Workforce employees laid off because of state budget cuts
Published 12:00 am Saturday, June 7, 2003
Jerry Copas doesn’t get it.
After ten years of working at the same company his last day will be June 13.
“They gave us about four or five weeks notice,” he said. “I was totally devastated. I didn’t expect it at all, didn’t see it coming. At first I couldn’t eat, I couldn’t sleep, it was terrible.”
Copas works at the Workforce Development Center in Albert Lea. His job is to help displaced workers and the unemployed get back to work. Now he’s taken on their shoes. He doesn’t know how laying off those helping others to get jobs is going to work in a bad economy.
“It just doesn’t make any sense,” he said. “I’m here to get people off of welfare, and because of state budget cuts, they are cutting this position. What is going to happen to all these jobless people?”
Workforce Development Inc. is a private non-profit company that gets government contracts to find work for welfare recipients.
Copas is one of hundreds across the state dealing the ripple effects of the state’s largest deficit in history.
While statewide, the unemployment numbers are slightly less than the national average.
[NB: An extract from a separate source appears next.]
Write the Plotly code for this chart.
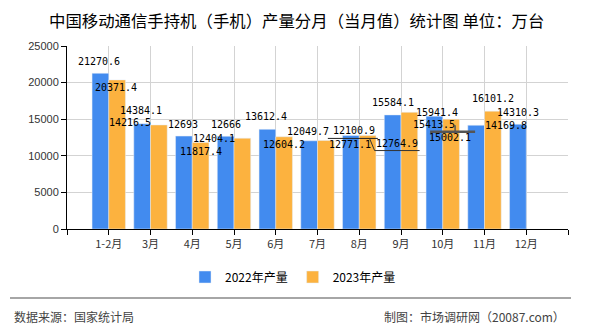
import plotly.graph_objects as go

categories = ["1-2月", "3月", "4月", "5月", "6月", "7月", "8月", "9月", "10月", "11月", "12月"]
prod_2022 = [21270.6, 14384.1, 12693, 12666, 13612.4, 12049.7, 12771.1, 15584.1, 15413.5, 14169.8, 14310.3]
prod_2023 = [20371.4, 14216.5, 11817.4, 12404.1, 12604.2, 12100.9, 12764.9, 15941.4, 15002.1, 16101.2, None]
series_names = ["2022年产量", "2023年产量"]
y_ticks = [0, 5000, 10000, 15000, 20000, 25000]

# label pixel offsets (dx right, dy down) relative to bar top centre
off_2022 = [(-1, -12), (-1, -13), (-1, -12), (0, -12), (-1, -13), (-1, -9),
            (-1, 8.5), (0, -12), (0, 8), (30, 0), (0, -12)]
off_2023 = [(-1, 8), (-29, -2), (0, 8.5), (-28, 0), (0, 8), (28, -10),
            (29, 7.5), (28, 0), (-1, 18), (0, -13), (0, 0)]

BLUE = "#428BEF"
ORANGE = "#FCB23F"

xs = list(range(len(categories)))
fig = go.Figure()
fig.add_trace(go.Bar(x=xs, y=prod_2022, name=series_names[0], marker_color=BLUE))
fig.add_trace(go.Bar(x=xs, y=prod_2023, name=series_names[1], marker_color=ORANGE))

annotations = []
for vals, offs, side in ((prod_2022, off_2022, -0.2), (prod_2023, off_2023, 0.2)):
    for i, v in enumerate(vals):
        if v is None:
            continue
        dx, dy = offs[i]
        txt = f"{v:g}" if float(v).is_integer() else f"{v}"
        annotations.append(dict(x=i + side, y=v, xref="x", yref="y", text=txt,
                                showarrow=False, xshift=dx, yshift=-dy,
                                yanchor="middle", xanchor="center",
                                font=dict(family="DejaVu Sans Mono", size=10, color="#000")))

annotations += [
    dict(text="中国移动通信手持机（手机）产量分月（当月值）统计图 单位：万台",
         xref="paper", yref="paper", x=(296 - 67) / 501, y=(229 - 20) / 183,
         xanchor="center", yanchor="middle", showarrow=False,
         font=dict(family="Noto Sans CJK SC", size=16.4, color="#000")),
    dict(text="数据来源：国家统计局", xref="paper", yref="paper",
         x=(12 - 67) / 501, y=(229 - 316) / 183, xanchor="left", yanchor="middle",
         showarrow=False, font=dict(family="Noto Sans CJK SC", size=12, color="#444")),
    dict(text="制图：市场调研网（20087.com）", xref="paper", yref="paper",
         x=(567 - 67) / 501, y=(229 - 316) / 183, xanchor="right", yanchor="middle",
         showarrow=False, font=dict(family="Noto Sans CJK SC", size=12, color="#444")),
]


def leader(xi, yv, path, color, width):
    return dict(type="path", xref="x", yref="y", xsizemode="pixel", ysizemode="pixel",
                xanchor=xi, yanchor=yv, path=path, line=dict(color=color, width=width))


shapes = [
    dict(type="line", xref="paper", yref="paper",
         x0=(10 - 67) / 501, x1=(571 - 67) / 501,
         y0=(229 - 298) / 183, y1=(229 - 298) / 183,
         line=dict(color="#888", width=1.5)),
    # label leader lines (pixel offsets from bar top)
    leader(5 + 0.2, prod_2023[5], "M 2,2 L 52,2", "#222", 1),
    leader(6 + 0.2, prod_2023[6], "M 2,-3 L 7,-15 L 52,-15", "#333", 1),
    leader(8 + 0.2, prod_2023[8], "M -21,-12.5 L 24,-12.5", "#555", 2.5),
    leader(8 + 0.2, prod_2023[8], "M 4,-6 L 4,-12.5", "#555", 1.5),
]

fig.update_layout(
    width=590, height=330,
    margin=dict(l=67, r=22, t=46, b=101),
    paper_bgcolor="white", plot_bgcolor="white",
    barmode="group", bargap=0.2, bargroupgap=0,
    showlegend=True,
    legend=dict(orientation="h", x=(293 - 67) / 501, xanchor="center",
                y=(229 - 277) / 183, yanchor="middle",
                font=dict(family="Noto Sans CJK SC", size=12, color="#000"),
                itemclick=False),
    annotations=annotations,
    shapes=shapes,
)
fig.update_xaxes(range=[-1, len(categories)], tickmode="array",
                 tickvals=list(range(-1, len(categories) + 1)),
                 ticktext=[""] + categories + [""],
                 showgrid=True, gridcolor="#d3d3d3", gridwidth=1,
                 showline=True, linecolor="#000", linewidth=1,
                 ticks="outside", ticklen=5, tickcolor="#000", zeroline=False,
                 tickfont=dict(family="Noto Sans CJK SC", size=11, color="#333"))
fig.update_yaxes(range=[0, 25000], tickmode="array", tickvals=y_ticks,
                 ticktext=[str(t) for t in y_ticks],
                 showgrid=True, gridcolor="#d3d3d3", gridwidth=1,
                 showline=True, linecolor="#000", linewidth=1,
                 ticks="outside", ticklen=5, tickcolor="#000", zeroline=False,
                 tickfont=dict(family="Liberation Sans", size=11, color="#333"))

fig.write_html("out.html")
The public sector has been hit by lay-offs because of the slashes in state funding for government programs and departments.
Copas said 27 Workforce Development employees from a ten county area in southern Minnesota received their pink slips.
Copas has been laid off before.
After working at Farmstead Foods for two years he came to the Workforce center seeking career placement assistance. He didn’t have to look far, they gave him a job there and he has spent the past decade working with unemployment cases.
In his tenure there he has helped numerous people get back into the workforce.
“In the past five years,” he said. “I have helped over 750 find work. That’s around 3 per week.”
The state’s recent budget cuts hit some of the programs that the center has contracts for. The center was put in the position where they had to cut, according to Brian Vairma, a Workforce Development Coordinator at the center.
Nonna Goin has been a secretary at the development center for two years. Secretaries at each location are being cut, she said. Her biggest worry is not being able to afford her daughter’s medical expenses.
Goin gave birth to a premature baby a few months ago. Her bills for medical expenses are extremely high, but her insurance from her job has covered those costs.
Now, with just a few weeks left working, she doesn’t know where she will come up with the money for the necessary treatments.
“If I find another job and there’s no insurance, I don’t know what I’ll do,” she said.
Both Copas and Goin are confident they will find work again, but they’re both hoping it will be sooner rather than later.
&uot;A year from now I will look back and it will just seem like a bump in the road,&uot; he said. &uot;But it sure hurts now.&uot;
Randy Johnson, head of Workforce Development, Inc., was unavailable for comment.